» SET PROBLEM
Locate every line below that contains the word "this" and copy it.

───── GIVEN DATA ─────

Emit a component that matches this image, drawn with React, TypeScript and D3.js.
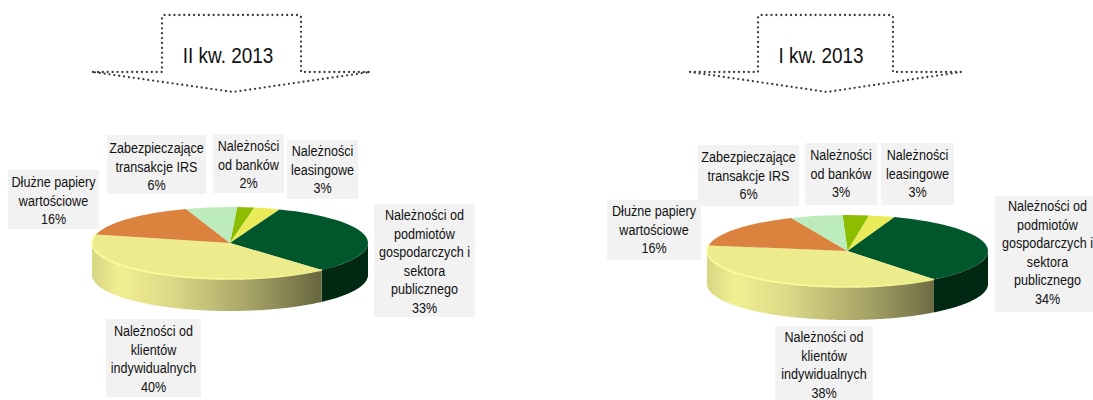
import React from "react";
import * as d3 from "d3";

const categoryKeys = ["banks", "leasing", "business", "retail", "debt", "irs"];
const valuesQ2 = [2, 3, 32.6, 40.4, 16, 6];
const valuesQ1 = [3, 3, 34, 38, 16, 6];
const labelQ2 = ["2%", "3%", "33%", "40%", "16%", "6%"];
const labelQ1 = ["3%", "3%", "34%", "38%", "16%", "6%"];
const categoryLines = [
  ["Należności", "od banków"],
  ["Należności", "leasingowe"],
  ["Należności od", "podmiotów", "gospodarczych i", "sektora", "publicznego"],
  ["Należności od", "klientów", "indywidualnych"],
  ["Dłużne papiery", "wartościowe"],
  ["Zabezpieczające", "transakcje IRS"],
];
const sliceColors = ["#8dbd00", "#ebeb5a", "#00572c", "#edec8c", "#db823e", "#bcebbc"];

type Box = { x0: number; x1: number; y0: number; y1: number; first: number };
const boxesQ2: Box[] = [
  { x0: 213, x1: 284, y0: 134, y1: 193, first: 147 },
  { x0: 287, x1: 358, y0: 140, y1: 199, first: 152 },
  { x0: 374, x1: 475, y0: 204, y1: 317, first: 216 },
  { x0: 106, x1: 201, y0: 319, y1: 397, first: 332 },
  { x0: 8, x1: 99, y0: 170, y1: 229, first: 183 },
  { x0: 107, x1: 206, y0: 135, y1: 194, first: 149 },
];
const boxesQ1: Box[] = [
  { x0: 805, x1: 877, y0: 143, y1: 205, first: 156 },
  { x0: 881, x1: 954, y0: 143, y1: 205, first: 156 },
  { x0: 995, x1: 1100, y0: 196, y1: 312, first: 207 },
  { x0: 775, x1: 873, y0: 326, y1: 410, first: 338 },
  { x0: 607, x1: 701, y0: 200, y1: 260, first: 212 },
  { x0: 698, x1: 799, y0: 145, y1: 206, first: 158 },
];

const FONT = "'Liberation Sans', Arial, sans-serif";
const NARROW = 0.84;
const deg = Math.PI / 180;

function Pie3D({ id, values, cx, cy, rx, ry, depth, start }: any) {
  const pieGen = d3.pie<number>().sort(null).startAngle(start * deg).endAngle((start + 360) * deg);
  const arcs = pieGen(values);
  const arc = d3.arc<any>().innerRadius(0).outerRadius(rx);
  const px = (t: number) => cx + rx * Math.sin(t);
  const py = (t: number) => cy - ry * Math.cos(t);
  const wall = d3
    .area<number>()
    .x((t) => px(t))
    .y0((t) => py(t))
    .y1((t) => py(t) + depth);
  const walls = arcs
    .map((a, i) => {
      const lo = Math.max(a.startAngle, 90 * deg);
      const hi = Math.min(a.endAngle, 270 * deg);
      if (hi <= lo) return null;
      return { i, lo, hi, d: wall(d3.range(lo, hi, 0.01).concat([hi])) as string };
    })
    .filter(Boolean) as any[];
  const retail = arcs[3];
  const rimArc = d3
    .range(retail.startAngle, retail.endAngle, 0.01)
    .concat([retail.endAngle])
    .map((t) => [px(t), py(t)] as [number, number]);
  const x = d3.scaleLinear().domain([0, 1]).range([cx - rx, cx + 0.66 * rx]);
  return (
    <g>
      <defs>
        <linearGradient id={id + "w"} gradientUnits="userSpaceOnUse" x1={x(0)} x2={x(1)} y1="0" y2="0">
          <stop offset="0" stopColor="#d8d584" />
          <stop offset="0.12" stopColor="#f2ef92" />
          <stop offset="0.35" stopColor="#dcd887" />
          <stop offset="0.7" stopColor="#a4a165" />
          <stop offset="1" stopColor="#686640" />
        </linearGradient>
        <linearGradient id={id + "r"} gradientUnits="userSpaceOnUse" x1={x(0)} x2={x(1)} y1="0" y2="0">
          <stop offset="0" stopColor="#fdfd9e" />
          <stop offset="0.55" stopColor="#fbfa9a" />
          <stop offset="1" stopColor="#edec8c" />
        </linearGradient>
      </defs>
      {walls.map((w) => (
        <path key={w.i} d={w.d} fill={w.i === 3 ? `url(#${id}w)` : "#002812"} />
      ))}
      <g transform={`translate(${cx},${cy}) scale(1,${ry / rx})`}>
        {arcs.map((a, i) => (
          <path key={categoryKeys[i]} d={arc(a) as string} fill={sliceColors[i]} />
        ))}
      </g>
      <path d={d3.line()(rimArc) as string} fill="none" stroke={`url(#${id}r)`} strokeWidth={1.6} />
    </g>
  );
}

function Labels({ boxes, pct }: { boxes: Box[]; pct: string[] }) {
  const lh = 18.6;
  return (
    <g fontFamily={FONT} fontSize={15} fill="#111" textAnchor="middle">
      {boxes.map((b, i) => {
        const lines = [...categoryLines[i], pct[i]];
        const mid = (b.x0 + b.x1) / 2;
        return (
          <g key={i}>
            <rect x={b.x0} y={b.y0} width={b.x1 - b.x0} height={b.y1 - b.y0} fill="#f2f2f2" />
            {lines.map((t, j) => (
              <text
                key={j}
                transform={`translate(${mid},${b.first + j * lh}) scale(${NARROW},1)`}
                dominantBaseline="middle"
              >
                {t}
              </text>
            ))}
          </g>
        );
      })}
    </g>
  );
}

function Arrow({ x0, x1, left, right, tip, title, tx }: any) {
  const top = 15;
  const sh = 72;
  const r = 3;
  const p = d3.path();
  p.moveTo(left, sh);
  p.lineTo(x0, sh);
  p.lineTo(x0, top + r);
  p.quadraticCurveTo(x0, top, x0 + r, top);
  p.lineTo(x1 - r, top);
  p.quadraticCurveTo(x1, top, x1, top + r);
  p.lineTo(x1, sh);
  p.lineTo(right, sh);
  p.lineTo(tip, 92);
  p.closePath();
  return (
    <g>
      <path d={p.toString()} fill="none" stroke="#3a3a3a" strokeWidth={2.3} strokeLinecap="round" strokeDasharray="0 4.9" />
      <text
        transform={`translate(${tx},63) scale(0.86,1)`}
        fontFamily={FONT}
        fontSize={22}
        fill="#111"
        textAnchor="middle"
      >
        {title}
      </text>
    </g>
  );
}

export default function App() {
  return (
    <svg width={1093} height={400} style={{ position: "absolute", left: 0, top: 0, display: "block" }}>
      <Arrow x0={162} x1={301} left={93} right={370} tip={233} title="II kw. 2013" tx={228} />
      <Arrow x0={758} x1={893} left={690} right={961} tip={827} title="I kw. 2013" tx={821} />
      <Labels boxes={boxesQ2} pct={labelQ2} />
      <Labels boxes={boxesQ1} pct={labelQ1} />
      <Pie3D id="q2" values={valuesQ2} cx={230} cy={243} rx={138} ry={36} depth={32} start={3} />
      <Pie3D id="q1" values={valuesQ1} cx={847.5} cy={251} rx={140.5} ry={36} depth={33} start={-2} />
    </svg>
  );
}
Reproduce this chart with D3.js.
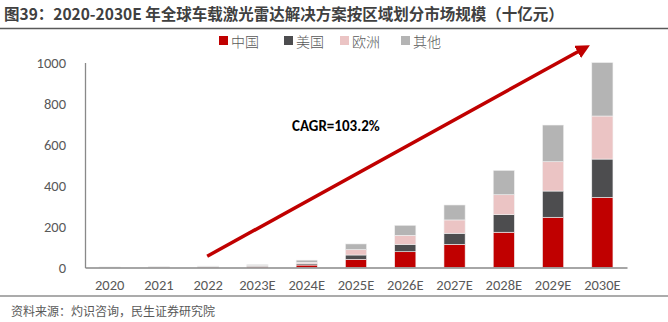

─────

» THE REPLY
Emit a component that matches this image, drawn with React, TypeScript and D3.js.
Reproduce this chart with D3.js.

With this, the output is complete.